Isa Dick Hackett, one of the executive producers of High Castle, promises there is a lot more to mine from the novel, especially in regard to the mystery person.
“That’s a big piece of a character that we didn’t get to last season. But the progression, the narrative progression, is different in the show than it is in the book. So there was a little bit of jumping around. And so there is still quite a bit to do,” Hackett says.
Returning as a central figure is Frank Frink (Rupert Evans), a factory worker taken into custody who proves dangerous because of his secret Jewish ancestry. Evans likes the unusual world in which the story unfolds.

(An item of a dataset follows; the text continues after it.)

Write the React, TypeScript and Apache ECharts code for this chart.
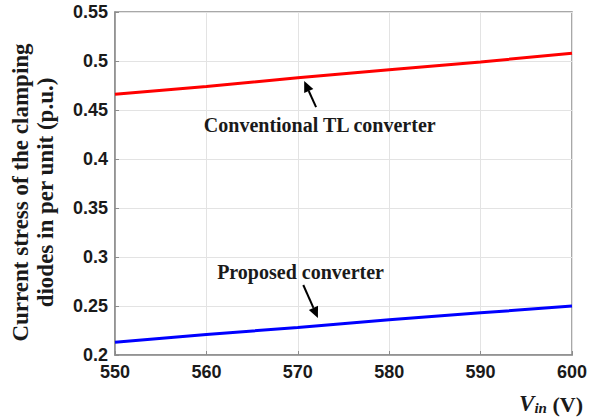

“I think we’re in very distinct worlds. … And new worlds in Season 2 open up for these characters. So the show, as with the book, expands,” Evans says. “There’s a lot more for us to do. I hope that our characters can show the audience these differing worlds and the changing aspects of our characters.”
One thing that will happen is his character will become more radicalized, a big change from the first season.
“Shut Eye” examines the world of fortunetellers and a family of scam artists who run the operations. This all changes when one man (Jeffrey Donovan) suddenly finds himself with what could be real mental abilities.
“Shut Eye” is a big change for Donovan, who spent seven seasons played burned spy Michael Weston in “Burn Notice.” In “Shut Eye,” Donovan plays former magician Charlie Haver ford who oversees the operation of a number of fortunetelling parlors on behalf of a kingpin boss. A blow to the head makes him question everything he believes.
To prepare for the role, he researched fortunetellers and was surprised by what he found.
“What surprised me may not be evident at first. It’s the victim,” Donovan says. “They’re smarter than you think. They’re mostly educated. They’re mostly white collar. They’re college educated. That’s who’s being frauded out of money, which makes sense, because the poor and uneducated don’t have a lot of money to steal from. So you have really smart, educated people walking in with $5 and then they’re bilked for a half a million. So I wanted to investigate that role and what else it created.”
Donovan also looked at mentalists. He was interested in the skills they have developed to be able to read people and make evaluations through what they see.
The role is not only different for Donovan because he’s dealing with psychics, but because for the first time in a long time he’s not portraying a character who is the alpha in the room.
“It’s been a very big challenge for me to play this type of character and I wanted that,” he says. “And whether I’m succeeding or not, it was something I wanted to do.”